To expose second-year undergraduates with reality of low-income economies, and alternative explanations from an economist standpoint; to deliver analytical tools for understanding the multidimensional aspects of poverty; to describe existing data and show understanding of ongoing debates and tensions over alternative explanations pertaining persistent underdevelopment and poverty traps; to show what might or might not work in poverty relief efforts by local governments and international donor agencies; to deliver a solid understanding of how microfinance can potentially benefit low-income households; and explain policies which aim at enhancing health and educational standards, promote gender equity in developing countries, and social inclusion in industrialized economies.

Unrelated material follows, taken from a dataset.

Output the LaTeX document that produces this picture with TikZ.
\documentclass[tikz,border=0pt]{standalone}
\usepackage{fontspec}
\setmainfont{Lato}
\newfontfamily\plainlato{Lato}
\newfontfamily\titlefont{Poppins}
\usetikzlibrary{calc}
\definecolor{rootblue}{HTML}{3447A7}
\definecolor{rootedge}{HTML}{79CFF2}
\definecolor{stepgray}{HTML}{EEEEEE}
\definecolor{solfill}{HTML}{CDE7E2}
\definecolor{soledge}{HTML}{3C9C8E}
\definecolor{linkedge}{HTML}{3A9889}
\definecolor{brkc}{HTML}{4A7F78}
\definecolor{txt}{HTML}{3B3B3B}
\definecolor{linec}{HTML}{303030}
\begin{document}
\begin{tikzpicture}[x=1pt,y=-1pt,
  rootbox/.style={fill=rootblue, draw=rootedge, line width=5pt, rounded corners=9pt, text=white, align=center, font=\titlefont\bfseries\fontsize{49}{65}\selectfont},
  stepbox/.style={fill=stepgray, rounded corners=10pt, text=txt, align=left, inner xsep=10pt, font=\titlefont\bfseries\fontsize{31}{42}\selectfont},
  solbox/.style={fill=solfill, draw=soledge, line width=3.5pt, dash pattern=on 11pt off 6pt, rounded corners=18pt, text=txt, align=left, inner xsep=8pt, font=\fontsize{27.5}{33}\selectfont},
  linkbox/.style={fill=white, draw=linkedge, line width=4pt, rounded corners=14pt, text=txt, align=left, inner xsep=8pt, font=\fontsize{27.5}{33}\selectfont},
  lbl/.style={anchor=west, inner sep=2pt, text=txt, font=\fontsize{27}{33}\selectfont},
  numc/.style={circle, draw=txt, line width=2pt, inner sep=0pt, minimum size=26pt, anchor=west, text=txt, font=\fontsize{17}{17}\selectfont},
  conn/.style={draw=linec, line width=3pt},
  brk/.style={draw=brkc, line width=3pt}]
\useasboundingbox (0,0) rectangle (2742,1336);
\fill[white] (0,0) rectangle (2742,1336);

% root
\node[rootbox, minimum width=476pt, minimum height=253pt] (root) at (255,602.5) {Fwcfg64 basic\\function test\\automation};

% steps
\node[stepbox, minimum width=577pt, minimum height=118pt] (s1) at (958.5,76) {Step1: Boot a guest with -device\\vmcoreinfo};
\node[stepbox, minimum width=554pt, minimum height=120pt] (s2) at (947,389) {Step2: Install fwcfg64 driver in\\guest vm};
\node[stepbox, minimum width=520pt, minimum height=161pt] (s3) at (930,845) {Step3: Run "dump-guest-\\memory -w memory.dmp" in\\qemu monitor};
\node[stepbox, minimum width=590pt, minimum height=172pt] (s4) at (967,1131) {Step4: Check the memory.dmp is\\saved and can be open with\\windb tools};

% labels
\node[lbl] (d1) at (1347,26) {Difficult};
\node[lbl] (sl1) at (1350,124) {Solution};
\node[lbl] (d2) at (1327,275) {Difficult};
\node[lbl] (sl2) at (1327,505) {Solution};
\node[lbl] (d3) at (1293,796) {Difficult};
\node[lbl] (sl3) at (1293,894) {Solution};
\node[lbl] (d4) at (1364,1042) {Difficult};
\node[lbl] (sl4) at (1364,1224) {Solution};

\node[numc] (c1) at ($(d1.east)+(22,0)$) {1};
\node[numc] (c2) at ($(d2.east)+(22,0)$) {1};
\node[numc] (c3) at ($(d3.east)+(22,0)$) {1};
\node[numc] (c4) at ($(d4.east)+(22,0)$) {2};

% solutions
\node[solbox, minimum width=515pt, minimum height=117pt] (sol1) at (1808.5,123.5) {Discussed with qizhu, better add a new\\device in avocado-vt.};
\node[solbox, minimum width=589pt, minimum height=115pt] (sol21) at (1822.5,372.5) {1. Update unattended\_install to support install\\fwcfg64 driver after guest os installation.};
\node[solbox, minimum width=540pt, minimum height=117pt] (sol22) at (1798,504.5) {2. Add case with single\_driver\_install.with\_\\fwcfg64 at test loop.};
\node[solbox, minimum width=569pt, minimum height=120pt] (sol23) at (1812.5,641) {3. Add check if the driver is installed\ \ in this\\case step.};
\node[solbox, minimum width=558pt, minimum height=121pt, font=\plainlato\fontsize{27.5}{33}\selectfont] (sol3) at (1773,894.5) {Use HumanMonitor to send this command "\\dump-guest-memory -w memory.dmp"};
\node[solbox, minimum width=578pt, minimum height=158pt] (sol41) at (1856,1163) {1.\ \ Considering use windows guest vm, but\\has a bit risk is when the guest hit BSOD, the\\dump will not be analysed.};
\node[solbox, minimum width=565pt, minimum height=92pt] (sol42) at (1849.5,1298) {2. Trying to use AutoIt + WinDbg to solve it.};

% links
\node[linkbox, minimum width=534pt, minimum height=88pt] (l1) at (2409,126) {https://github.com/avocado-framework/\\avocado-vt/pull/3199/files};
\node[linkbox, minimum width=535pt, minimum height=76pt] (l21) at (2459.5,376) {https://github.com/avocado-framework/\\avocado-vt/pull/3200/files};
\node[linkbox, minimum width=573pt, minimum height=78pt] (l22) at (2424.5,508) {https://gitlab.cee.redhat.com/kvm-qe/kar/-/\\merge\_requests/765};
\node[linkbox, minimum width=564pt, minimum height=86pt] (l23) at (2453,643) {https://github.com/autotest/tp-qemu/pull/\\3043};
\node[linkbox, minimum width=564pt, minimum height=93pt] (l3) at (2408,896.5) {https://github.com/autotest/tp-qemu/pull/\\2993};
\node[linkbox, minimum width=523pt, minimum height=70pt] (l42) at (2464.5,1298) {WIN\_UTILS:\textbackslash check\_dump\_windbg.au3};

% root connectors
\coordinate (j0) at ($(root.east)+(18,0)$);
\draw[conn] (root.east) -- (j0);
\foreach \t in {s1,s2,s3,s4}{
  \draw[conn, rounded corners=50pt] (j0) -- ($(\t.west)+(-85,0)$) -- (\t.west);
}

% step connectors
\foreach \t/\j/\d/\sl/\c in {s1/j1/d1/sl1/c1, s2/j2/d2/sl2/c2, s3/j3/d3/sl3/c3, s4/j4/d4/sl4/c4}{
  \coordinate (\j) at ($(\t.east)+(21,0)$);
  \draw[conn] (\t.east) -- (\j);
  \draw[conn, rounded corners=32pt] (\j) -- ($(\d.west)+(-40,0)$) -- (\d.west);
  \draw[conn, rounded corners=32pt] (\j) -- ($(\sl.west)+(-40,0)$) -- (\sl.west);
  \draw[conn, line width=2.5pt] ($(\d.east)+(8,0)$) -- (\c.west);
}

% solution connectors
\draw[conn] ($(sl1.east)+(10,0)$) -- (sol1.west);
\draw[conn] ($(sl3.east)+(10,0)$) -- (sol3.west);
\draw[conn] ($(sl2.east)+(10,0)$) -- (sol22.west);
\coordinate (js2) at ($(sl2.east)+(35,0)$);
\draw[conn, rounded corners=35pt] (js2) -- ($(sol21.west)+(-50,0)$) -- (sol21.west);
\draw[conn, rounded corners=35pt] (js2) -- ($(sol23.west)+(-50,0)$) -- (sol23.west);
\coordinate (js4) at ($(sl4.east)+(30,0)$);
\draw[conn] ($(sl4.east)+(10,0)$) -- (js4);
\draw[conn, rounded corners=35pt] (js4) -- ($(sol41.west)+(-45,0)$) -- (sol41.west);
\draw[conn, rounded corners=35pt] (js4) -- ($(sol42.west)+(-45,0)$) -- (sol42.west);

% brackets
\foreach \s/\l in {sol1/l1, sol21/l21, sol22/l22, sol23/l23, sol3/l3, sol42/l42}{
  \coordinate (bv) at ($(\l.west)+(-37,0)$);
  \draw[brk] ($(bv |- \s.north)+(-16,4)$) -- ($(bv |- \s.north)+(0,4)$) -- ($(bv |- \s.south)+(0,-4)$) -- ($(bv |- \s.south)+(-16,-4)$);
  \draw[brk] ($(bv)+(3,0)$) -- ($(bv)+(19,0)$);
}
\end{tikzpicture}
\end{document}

By the end of the course, students should:
- have gained major insights on why poor countries and households remain poor
- be aware of ongoing concerns and debates over poverty-related issues by international organizations
- be aware of academic research, both theoretical and empirical, to better frame contrasting views and policies targeting poor households.
The course comprises 20 hours of lectures and 4 compulsory tutorial
classes with an exercise sheet for each. There will be a 2-hour unseen
written examination in Term 3.
Affiliate students leaving in December will take a 2-hour written examination set up by the Department at the end of Term 1.
||2nd & 3rd year Economics (L100), and 3rd year Econ/Geog(LL17), and Phil/Econ(VL51) students.|
ECON1001: Economics, ECON1002 Applied Economics (or equivalent), and either ECON1004 Intro to Maths for Economics or MATH6401 & 6402. Students should have taken, or be concurrently taking, ECON2001: Microeconomics.